辻 嘉文先生(日本大腸肛門病学会認定 大腸肛門病専門医)にインタビュー
外科として入局後、博士号の取得やアメリカ留学などを経て肛門外科の道に
その後、大阪大学第二外科学教室に入局し、研究のため大学へ戻ったタイミングで血管外科のグループに入ることになり、大動脈瘤や閉塞性動脈硬化症といった疾患を手伝う機会を得られました。それから、博士号を取得後、アメリカのボストンに留学しesearch fellow(研究員)として研究をしておりました。
私のキャリアも外科からのスタートでしたが、入局や留学、勤務医を経て1997年、当院を継ぐ形で戻ってまいりました。まずは副院長として就任後、前院長であった父が引退したため、2002年に私が院長に就任しました。外科として基礎を学びながら痔の治療や肛門の手術に携われた経験は、今に生かされていると思います。
手術を受けるかどうかは、患者さまの意志を尊重していきたい
手術に関しては日帰りで行います。痔の種類にもよりますが、手術の翌日と1~2週間に一度のペースで経過観察を行います。2カ月の間にトータルで4、5回通院していただくイメージです。また、外痔核と内痔核の違いについてもよく質問されるのですが、外痔核は痛みを伴いますが切る必要はなく、お薬で軽減できるのが特徴です。一方、内痔核は減らすことはできても失くすことはできません。こちらは手術を要する場合がありますが、手術するかどうかの決定はご本人の意志を優先にしています。
便秘にもさまざまな種類があり、毎日便があっても便秘ということもあります。週に一度でも便秘ではないこともあるのです。痔は即手術というイメージをお持ちの方もおられますが、実際には手術を行うケースはそう多くないのです。

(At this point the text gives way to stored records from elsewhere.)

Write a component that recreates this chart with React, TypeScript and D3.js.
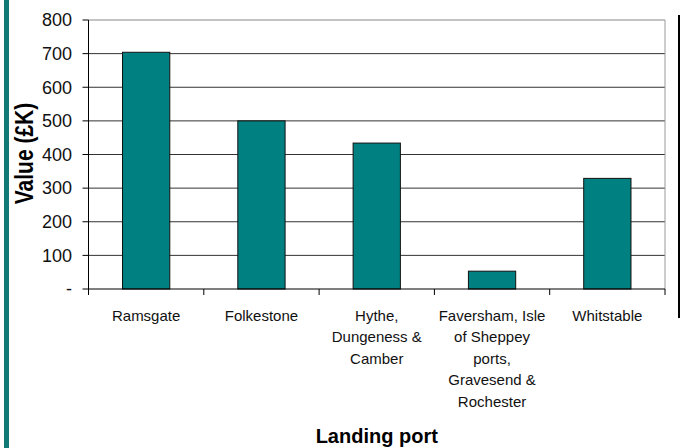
import * as d3 from "d3";

const ports = [
  "Ramsgate",
  "Folkestone",
  "Hythe, Dungeness & Camber",
  "Faversham, Isle of Sheppey ports, Gravesend & Rochester",
  "Whitstable",
];
const portLines = [
  ["Ramsgate"],
  ["Folkestone"],
  ["Hythe,", "Dungeness &", "Camber"],
  ["Faversham, Isle", "of Sheppey", "ports,", "Gravesend &", "Rochester"],
  ["Whitstable"],
];
const values = [704, 500, 434, 53, 329];
const yTicks = [0, 100, 200, 300, 400, 500, 600, 700, 800];
const yTickLabels = ["-", "100", "200", "300", "400", "500", "600", "700", "800"];

const W = 682;
const H = 448;
const left = 88.5;
const right = 665;
const top = 20;
const bottom = 289;
const font = "'Liberation Sans', Arial, sans-serif";

export default function App() {
  const x = d3.scaleBand<string>().domain(ports).range([left, right]).paddingInner(0.59).paddingOuter(0.295);
  const y = d3.scaleLinear().domain([0, 800]).range([bottom, top]);
  const step = x.step();

  return (
    <svg
      width={W}
      height={H}
      style={{ position: "absolute", left: 0, top: 0, background: "#fff" }}
      fontFamily={font}
    >
      <rect x={4} y={0} width={5} height={H} fill="#117a76" />

      {/* gridlines */}
      {yTicks.slice(1, -1).map((t) => (
        <line key={t} x1={left} x2={right} y1={y(t)} y2={y(t)} stroke="#333" strokeWidth={1} />
      ))}
      {/* plot border top/right */}
      <line x1={left} x2={right} y1={y(800)} y2={y(800)} stroke="#888" />
      <line x1={right} x2={right} y1={top} y2={bottom} stroke="#999" />

      {/* bars */}
      {ports.map((p, i) => (
        <rect
          key={p}
          x={x(p)}
          y={y(values[i])}
          width={x.bandwidth()}
          height={bottom - y(values[i])}
          fill="#008080"
          stroke="#111"
          strokeWidth={1}
        />
      ))}

      {/* axes */}
      <line x1={left} x2={left} y1={top} y2={bottom} stroke="#000" />
      <line x1={left} x2={right} y1={bottom} y2={bottom} stroke="#000" />
      {yTicks.map((t, i) => (
        <g key={t}>
          <line x1={left - 6} x2={left} y1={y(t)} y2={y(t)} stroke="#000" />
          <text x={72} y={y(t)} dy="0.35em" textAnchor="end" fontSize={18} fill="#111">
            {yTickLabels[i]}
          </text>
        </g>
      ))}
      {d3.range(ports.length + 1).map((i) => (
        <line key={i} x1={left + i * step} x2={left + i * step} y1={bottom} y2={bottom + 6} stroke="#000" />
      ))}
      {ports.map((p, i) => (
        <text key={p} textAnchor="middle" fontSize={15} fill="#111">
          {portLines[i].map((l, j) => (
            <tspan key={j} x={(x(p) ?? 0) + x.bandwidth() / 2} y={321 + j * 21.4}>
              {l}
            </tspan>
          ))}
        </text>
      ))}

      {/* titles */}
      <text x={(left + right) / 2} y={443} textAnchor="middle" fontSize={20} fontWeight="bold" fill="#000">
        Landing port
      </text>
      <text
        transform={`translate(33,${(100 + 207) / 2}) rotate(-90) scale(1,1.2)`}
        textAnchor="middle"
        fontSize={21}
        fontWeight="bold"
        fill="#000"
      >
        Value (£K)
      </text>

      {/* right-hand rule */}
      <line x1={679} x2={679} y1={15} y2={318} stroke="#000" strokeWidth={2} />
    </svg>
  );
}
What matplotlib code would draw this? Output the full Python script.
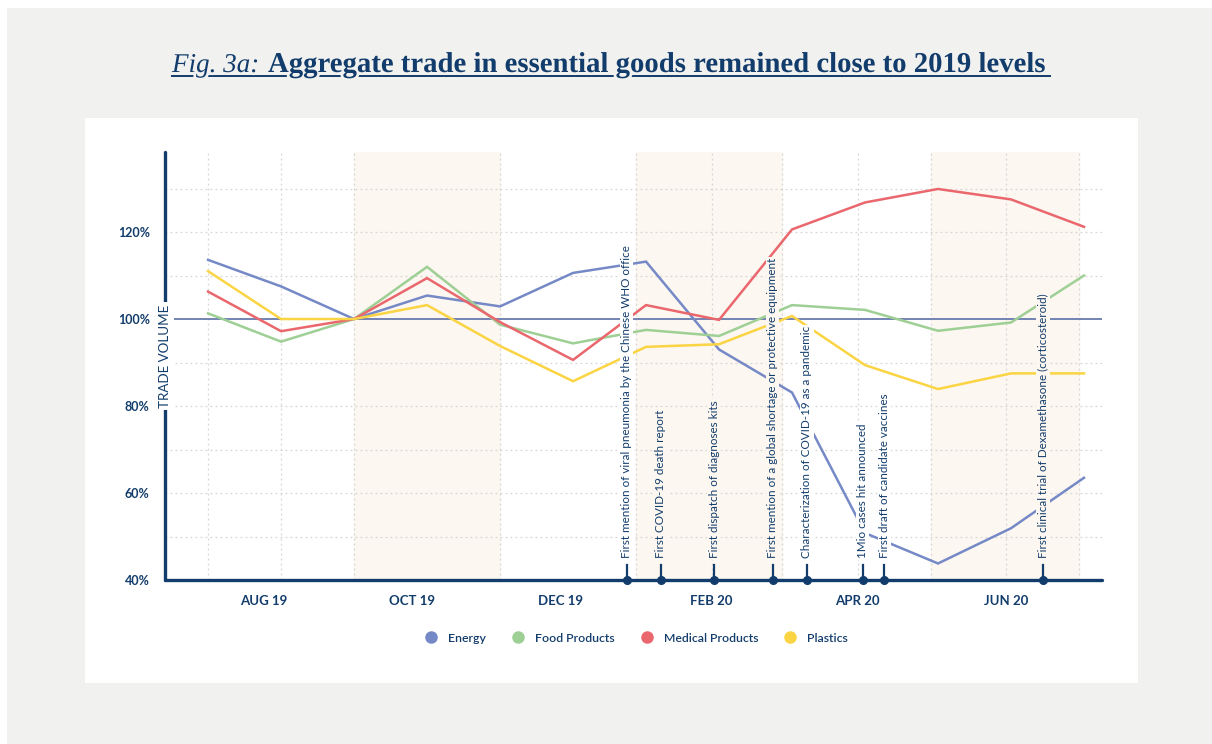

「この程度なら」と自己判断せず、早めに相談して欲しい
早めに相談に来られる患者さまが増えてきたとお話しましたが、まだ中には「行くのが恥ずかしい」、「この程度なら」と思う方がいるのも事実です。一方、「もっと早く受診すればよかった」という患者さまもおられます。どうか自己判断せず、勇気を持って来院していただければ幸いです。